Step 1: Understanding the Question:
The task is to evaluate a definite integral of \(\sin^2 x\) with limits from 0 to \(\frac{\pi}{2}\). This is a standard integral in calculus.
Step 2: Key Formula or Approach:
Direct integration of \(\sin^2 x\) is not simple. We need to use a trigonometric identity to reduce the power of the sine function. The relevant power-reduction formula is derived from the double-angle identity for cosine:
\[
\cos(2x) = 1 - 2\sin^2 x
\]
Rearranging this gives:
\[
\sin^2 x = \frac{1 - \cos(2x)}{2}
\]
We will substitute this into the integral.
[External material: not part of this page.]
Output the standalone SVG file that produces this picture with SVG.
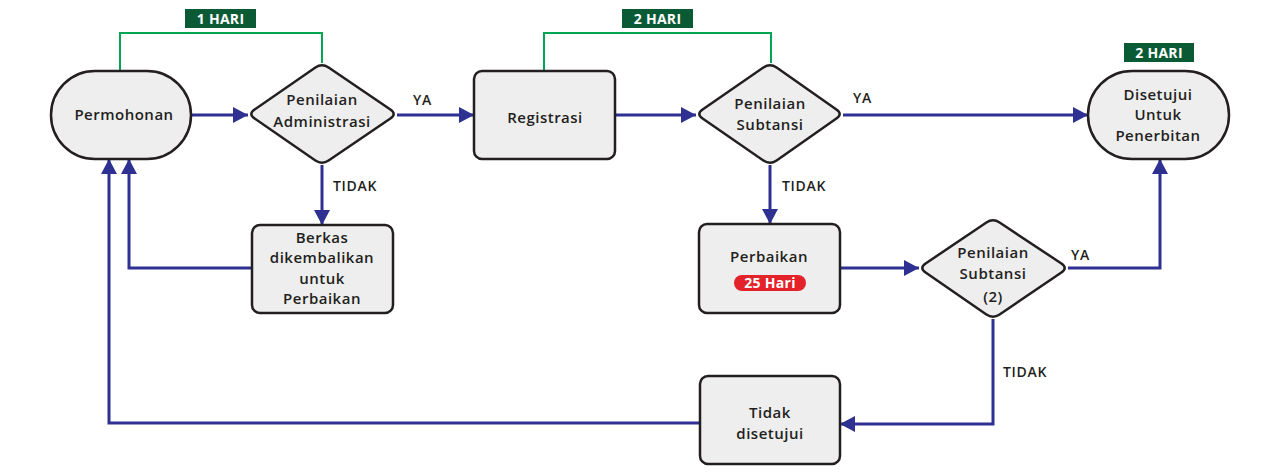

Step 3: Detailed Explanation:
Substitute the identity into the integral:
\[
\int_{0}^{\frac{\pi}{2}} \sin^2 x \, dx = \int_{0}^{\frac{\pi}{2}} \frac{1 - \cos(2x)}{2} \, dx
\]
We can split the integral into two parts for easier calculation:
\[
= \frac{1}{2} \int_{0}^{\frac{\pi}{2}} 1 \, dx - \frac{1}{2} \int_{0}^{\frac{\pi}{2}} \cos(2x) \, dx
\]
Now, evaluate each integral separately:
For the first part:
\[
\frac{1}{2} \int_{0}^{\frac{\pi}{2}} 1 \, dx = \frac{1}{2} [x]_{0}^{\frac{\pi}{2}} = \frac{1}{2} \left(\frac{\pi}{2} - 0\right) = \frac{\pi}{4}
\]
For the second part:
\[
\frac{1}{2} \int_{0}^{\frac{\pi}{2}} \cos(2x) \, dx = \frac{1}{2} \left[\frac{\sin(2x)}{2}\right]_{0}^{\frac{\pi}{2}} = \frac{1}{4} [\sin(2x)]_{0}^{\frac{\pi}{2}}
\]
Applying the limits:
\[
= \frac{1}{4} (\sin(2 \cdot \frac{\pi}{2}) - \sin(2 \cdot 0)) = \frac{1}{4} (\sin(\pi) - \sin(0)) = \frac{1}{4}(0 - 0) = 0
\]
Combine the results of the two parts:
\[
\int_{0}^{\frac{\pi}{2}} \sin^2 x \, dx = \frac{\pi}{4} - 0 = \frac{\pi}{4}
\]
Step 4: Final Answer:
The value of the definite integral is \( \dfrac{\pi}{4} \), which corresponds to option (B).